The last two weeks have been filled with enough “shock and awe” to last me for a while: the bombing in Boston and the chase for its perpetrators, the explosion in West, Texas, and, finally, the Senate vote on gun background checks. Despite my horror, I haven’t commented much on the first two. They’ve been covered in great detail by the media. In fact, the television “talking heads,” having to fill hours with endless chit chat during lulls in the action, became a major distraction. However, I felt compelled to say something about the Senate vote.

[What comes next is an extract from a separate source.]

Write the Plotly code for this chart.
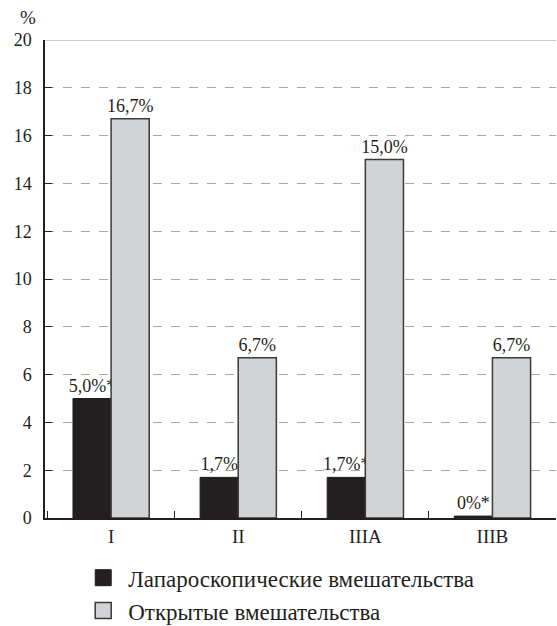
import plotly.graph_objects as go

categories = ["I", "II", "IIIA", "IIIB"]
lap_values = [5.0, 1.7, 1.7, 0.08]
lap_labels = ["5,0%*", "1,7%", "1,7%*", "0%*"]
open_values = [16.7, 6.7, 15.0, 6.7]
open_labels = ["16,7%", "6,7%", "15,0%", "6,7%"]
y_ticks = [0, 2, 4, 6, 8, 10, 12, 14, 16, 18, 20]
series_names = ["Лапароскопические вмешательства", "Открытые вмешательства"]

DARK = "#231f20"
LIGHT = "#d1d3d4"
EDGE = "#3a3a3a"
FONT = "'Liberation Serif', 'DejaVu Serif', serif"

fig = go.Figure()
fig.add_bar(x=categories, y=lap_values, text=lap_labels, textposition="outside",
            cliponaxis=False, constraintext="none",
            textfont=dict(family=FONT, size=18, color="#231f20"),
            marker=dict(color=DARK, line=dict(color=DARK, width=1)),
            showlegend=False)
fig.add_bar(x=categories, y=open_values, text=open_labels, textposition="outside",
            cliponaxis=False, constraintext="none",
            textfont=dict(family=FONT, size=18, color="#231f20"),
            marker=dict(color=LIGHT, line=dict(color=EDGE, width=1.5)),
            showlegend=False)
# legend swatches
fig.add_scatter(x=[None], y=[None], mode="markers", name=series_names[0],
                marker=dict(symbol="square", size=22, color=DARK, line=dict(color=DARK, width=1)))
fig.add_scatter(x=[None], y=[None], mode="markers", name=series_names[1],
                marker=dict(symbol="square", size=22, color=LIGHT, line=dict(color=EDGE, width=1.5)))

fig.update_layout(
    width=557, height=626,
    margin=dict(l=45, r=1, t=40, b=108, autoexpand=False),
    paper_bgcolor="white", plot_bgcolor="white",
    barmode="group", bargap=0.4, bargroupgap=0,
    font=dict(family=FONT, size=16, color="#231f20"),
    legend=dict(x=0.065, y=-0.08, xanchor="left", yanchor="top",
                font=dict(family=FONT, size=23, color="#231f20"),
                itemsizing="trace", tracegroupgap=0, itemwidth=40),
    annotations=[dict(text="%", x=-0.033, y=1.0, xref="paper", yref="paper",
                      xanchor="center", yanchor="bottom", yshift=10, showarrow=False,
                      font=dict(family=FONT, size=19, color="#231f20"))],
    shapes=[dict(type="line", xref="paper", yref="y", x0=0, x1=1, y0=20, y1=20,
                 line=dict(color="#9a9a9a", width=1.2))],
)
fig.update_xaxes(range=[-0.52, 3.5], showline=True, linecolor="#231f20", linewidth=1.5,
                 ticks="inside", tickson="boundaries", ticklen=7, tickcolor="#231f20",
                 tickfont=dict(family=FONT, size=19), showgrid=False)
fig.update_yaxes(range=[0, 20], tickvals=y_ticks, showline=True, linecolor="#231f20",
                 linewidth=1.5, ticks="inside", ticklen=7, tickcolor="#231f20",
                 showgrid=True, gridcolor="#a8a8a8", griddash="dash", gridwidth=1,
                 zeroline=False, ticklabelstandoff=8,
                 tickfont=dict(family=FONT, size=18))

fig.write_html("out.html", config={"displayModeBar": False},
               post_script="document.body.style.margin='0';document.body.style.overflow='hidden';")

Most polls indicate at least 90% of Americans support gun background checks (80% of gun owners!), including a Quinnipiac University poll conducted at the beginning of April. So, it was shocking to hear of the bill’s defeat. One of the problems is that national issues like this are highly skewed by regional interests: both chambers of Congress are elected by small districts or states, not the country as a whole. These polls were based on a national sampling.
So, I spent much of my free time this week crafting my statement, voicing my opinion in a way for which I’m best suited: visually. Here is my op-ed piece and my latest poster from the Chamomile Tea Party:
Interestingly, when I put the poster out there on the net, many took it as an indictment against the 2nd Amendment. But this wasn’t the genesis for this poster at all. Yes, I am a fervent gun control advocate —within certain contexts. However, this is about the power of money and of Washington lobbyists, including the National Rifle Association.
From the Supreme Court’s ruling that corporations are essentially people who can contribute humongous amounts of money to influence our politicians to the results of this vote, I am indeed shocked. But I’m not surprised.
Background Note: For those of you who are followers of the Chamomile Tea Party posters, this one is not based on a World War II propaganda poster. This propaganda is all mine.